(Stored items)

========================

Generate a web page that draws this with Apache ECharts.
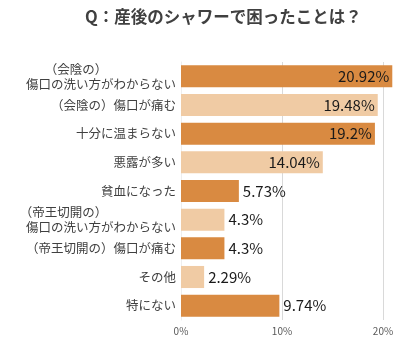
<!DOCTYPE html>
<html><head><meta charset="utf-8">
<script src="https://cdn.jsdelivr.net/npm/echarts@6/dist/echarts.min.js"></script>
<style>html,body{margin:0;padding:0;background:#fff}#c{width:415px;height:345px}</style>
</head><body><div id="c"></div>
<script>
const categories = [
  "（会陰の）　　　　　　\n傷口の洗い方がわからない",
  "（会陰の）傷口が痛む",
  "十分に温まらない",
  "悪露が多い",
  "貧血になった",
  "（帝王切開の）　　　　　　\n傷口の洗い方がわからない",
  "（帝王切開の）傷口が痛む",
  "その他",
  "特にない"
];
const values = [20.92, 19.48, 19.2, 14.04, 5.73, 4.3, 4.3, 2.29, 9.74];
const labelInside = [true, true, true, true, false, false, false, false, false];
const tickLabels = ["0%", "10%", "20%"];
const dark = "#D98A41", light = "#F0CBA4";

const chart = echarts.init(document.getElementById('c'));
chart.setOption({
  animation: false,
  title: {
    text: "Q：産後のシャワーで困ったことは？",
    left: 80, top: 3,
    textStyle: { fontSize: 16.5, fontWeight: 'bold', color: '#404040', fontFamily: 'Noto Sans CJK JP' }
  },
  grid: { left: 181, right: 32, top: 62, height: 258, containLabel: false },
  xAxis: {
    type: 'value', min: 0, max: 20, interval: 10,
    axisLine: { show: false }, axisTick: { show: false },
    splitLine: { show: true, lineStyle: { color: '#D9D9D9', width: 1 } },
    axisLabel: { formatter: v => tickLabels[v / 10], color: '#595959', fontSize: 10, fontFamily: 'Noto Sans CJK JP', margin: 6 }
  },
  yAxis: {
    type: 'category', inverse: true, data: categories,
    axisLine: { show: true, lineStyle: { color: '#EEEEEE' } }, axisTick: { show: false },
    axisLabel: { color: '#404040', fontSize: 12.5, fontFamily: 'Noto Sans CJK JP', margin: 5, lineHeight: 15, align: 'right' }
  },
  series: [{
    type: 'bar', clip: false, barCategoryGap: '23%',
    data: values.map((v, i) => ({
      value: v,
      itemStyle: { color: i % 2 === 0 ? dark : light },
      label: {
        show: true,
        position: labelInside[i] ? 'insideRight' : 'right',
        distance: labelInside[i] ? 3 : 4,
        formatter: v + '%',
        color: '#1a1a1a', fontSize: 15, fontFamily: 'Noto Sans CJK JP'
      }
    }))
  }]
});
</script></body></html>
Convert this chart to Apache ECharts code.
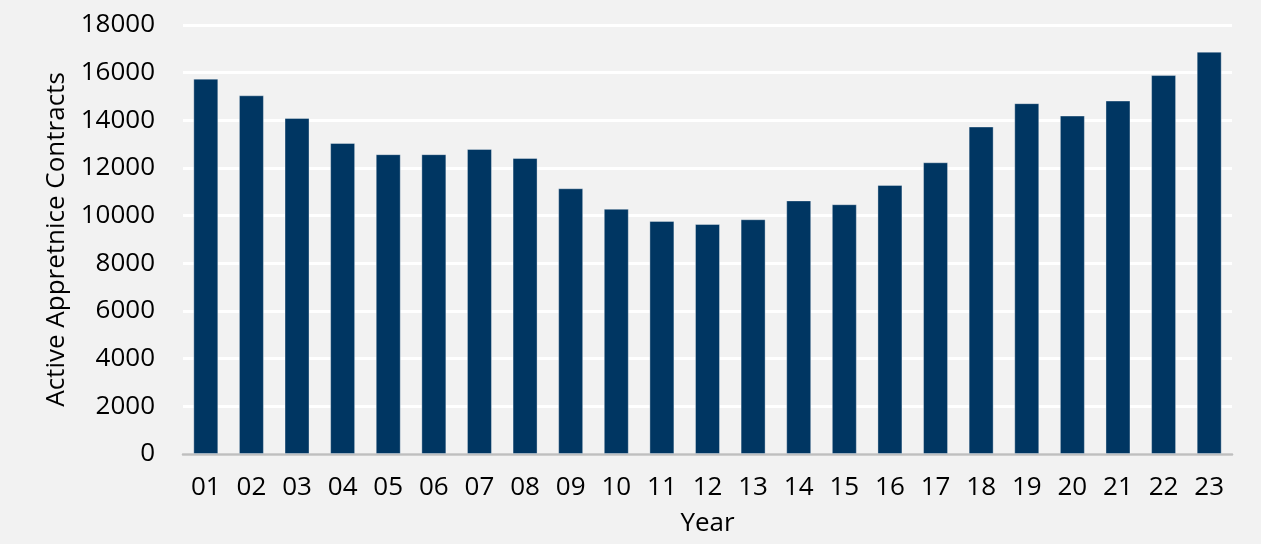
<!DOCTYPE html>
<html>
<head>
<meta charset="utf-8">
<script src="https://cdn.jsdelivr.net/npm/echarts@6/dist/echarts.min.js"></script>
<style>
  html, body { margin: 0; padding: 0; background: #f2f2f2; }
  #main { width: 1261px; height: 544px; }
</style>
</head>
<body>
<div id="main"></div>
<script>
// years shown as two-digit labels
var years = ["01", "02", "03", "04", "05", "06", "07", "08", "09", "10", "11", "12",
  "13", "14", "15", "16", "17", "18", "19", "20", "21", "22", "23"];
// active apprentice contracts per year
var contracts = [15750, 15050, 14100, 13050, 12580, 12580, 12800, 12420, 11150, 10290, 9780, 9650,
  9850, 10640, 10480, 11290, 12240, 13740, 14720, 14200, 14830, 15900, 16880];
var yTicks = { min: 0, max: 18000, interval: 2000 };

var myChart = echarts.init(document.getElementById("main"));
var font = "Open Sans";

var option = {
  backgroundColor: "#f2f2f2",
  animation: false,
  grid: { left: 183, right: 29, top: 25, bottom: 90 },
  xAxis: [
    {
      type: "category",
      data: years,
      name: "Year",
      nameLocation: "middle",
      nameGap: 57,
      nameTextStyle: { fontFamily: font, fontSize: 26, color: "#000" },
      axisLine: { lineStyle: { color: "#bfbfbf", width: 2.5 } },
      axisTick: { length: 9, lineStyle: { color: "#bfbfbf", width: 2 } },
      axisLabel: { margin: 21, fontFamily: font, fontSize: 26, color: "#000" },
    },
    {
      // short ticks at the middle of each category
      type: "category",
      data: years,
      position: "bottom",
      axisLine: { show: false },
      axisTick: { alignWithLabel: true, length: 6, lineStyle: { color: "#bfbfbf", width: 2 } },
      axisLabel: { show: false },
    },
  ],
  yAxis: {
    type: "value",
    min: yTicks.min,
    max: yTicks.max,
    interval: yTicks.interval,
    name: "Active Appretnice Contracts",
    nameLocation: "middle",
    nameGap: 112,
    nameTextStyle: { fontFamily: font, fontSize: 26, color: "#000" },
    axisLine: { show: false },
    axisTick: { show: false },
    axisLabel: {
      margin: 28, fontFamily: font, fontSize: 26, color: "#000",
      formatter: function (v) { return String(v); },
    },
    splitLine: { lineStyle: { color: "#ffffff", width: 3 } },
  },
  series: [
    {
      type: "bar",
      data: contracts,
      barWidth: 25,
      itemStyle: {
        color: "#003662",
        borderColor: "rgba(255,255,255,0.35)",
        borderWidth: 1,
      },
    },
  ],
};

myChart.setOption(option);
</script>
</body>
</html>
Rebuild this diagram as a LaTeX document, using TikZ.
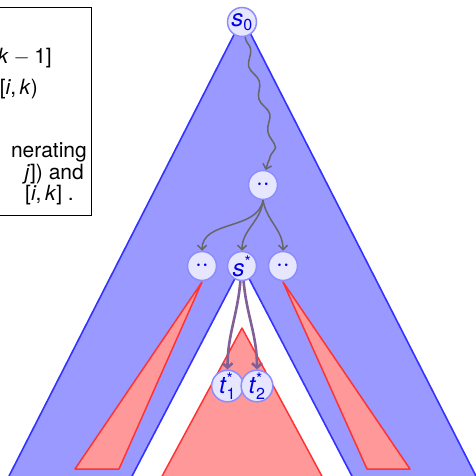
\documentclass[tikz,border=0pt]{standalone}
\usepackage{fontspec}
\setmainfont{TeX Gyre Heros}
\usetikzlibrary{decorations.pathmorphing,arrows.meta}
\definecolor{bfill}{RGB}{153,153,255}
\definecolor{bline}{RGB}{51,51,255}
\definecolor{rfill}{RGB}{255,153,153}
\definecolor{rline}{RGB}{255,51,51}
\definecolor{nfill}{RGB}{230,230,255}
\definecolor{nline}{RGB}{140,140,255}
\definecolor{ntext}{RGB}{0,0,230}
\definecolor{garrow}{RGB}{102,102,102}
\definecolor{parrow}{RGB}{128,96,150}
\newcommand\smallfs[1]{\hbox{\fontsize{16}{16}\selectfont #1}}
\begin{document}
\begin{tikzpicture}[x=1pt,y=-1pt,
  vnode/.style={circle,draw=nline,fill=nfill,line width=1.5pt,minimum size=29pt,inner sep=0pt,text=ntext,font=\fontsize{24}{24}\selectfont},
  gar/.style={draw=garrow,line width=1.5pt,-{Straight Barb[length=4.5pt,width=9pt]}},
  par/.style={draw=parrow,line width=2.6pt,-{Straight Barb[length=4.5pt,width=10pt]}},
  redtri/.style={fill=rfill,draw=rline,line width=1.5pt,line join=round},
  boxtext/.style={font=\fontsize{21}{21}\selectfont,inner sep=0pt,anchor=base east}
]
\useasboundingbox (0,0) rectangle (476,476);
\clip (0,0) rectangle (476,476);
% blue region
\fill[bfill,even odd rule] (242.5,18) -- (7,480) -- (478,480) -- cycle
  (242,265) -- (130,480) -- (354,480) -- cycle;
\draw[bline,line width=1.6pt] (7,480) -- (242.5,18) -- (478,480);
\draw[bline,line width=1.6pt] (130,480) -- (242,265) -- (354,480);
% red triangles
\draw[redtri] (202,282) -- (75,469) -- (119,469) -- cycle;
\draw[redtri] (283,282) -- (367,469) -- (410,469) -- cycle;
\draw[redtri] (242,328) -- (160,480) -- (324,480) -- cycle;
% nodes
\node[vnode] (s0) at (242,22) {\textit{s}$_{\smallfs{0}}$};
\node[vnode] (m) at (263,185) {${\cdot}{\cdot}$};
\node[vnode] (l) at (202,266) {${\cdot}{\cdot}$};
\node[vnode] (ss) at (242,266) {\textit{s}$^{\smallfs{*}}$};
\node[vnode] (r) at (283,266) {${\cdot}{\cdot}$};
\node[vnode] (t1) at (227.5,386) {\textit{t}$_{\smallfs{1}}^{\smallfs{*}}$};
\node[vnode] (t2) at (257,386) {\textit{t}$_{\smallfs{2}}^{\smallfs{*}}$};
% connectors
\draw[gar,decorate,decoration={snake,amplitude=3pt,segment length=34pt,pre length=2pt,post length=8pt}]
  (s0.-78) .. controls (255,90) and (282,125) .. (m.80);
\draw[gar] (m.south) to[out=-100,in=90] (l.north);
\draw[gar] (m.south) to[out=-95,in=90] (ss.north);
\draw[gar] (m.south) to[out=-80,in=90] (r.north);
\draw[par] (ss.-96) to[out=-95,in=90] (t1.north);
\draw[par] (ss.-84) to[out=-85,in=90] (t2.north);
% text box
\draw[black,line width=0.8pt,fill=white] (-5,7) rectangle (91,215);
\node[boxtext] at (52,64) {\textit{k}\hspace{.22em}$-$\hspace{.22em}1]};
\node[boxtext] at (38,95) {[\textit{i},\,\textit{k})};
\node[boxtext] at (87,157) {nerating};
\node[boxtext] at (84,179) {\textit{j}]) and};
\node[boxtext] at (74,200) {[\textit{i},\,\textit{k}]\ .};
\end{tikzpicture}
\end{document}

========================

[SET PROBLEM] Find every line in the records above that contains the word "this", and copy each one.

[WORKED SOLUTION]
Generate a web page that draws this with Apache ECharts.
Convert this chart to Apache ECharts code.
Rebuild this diagram as a LaTeX document, using TikZ.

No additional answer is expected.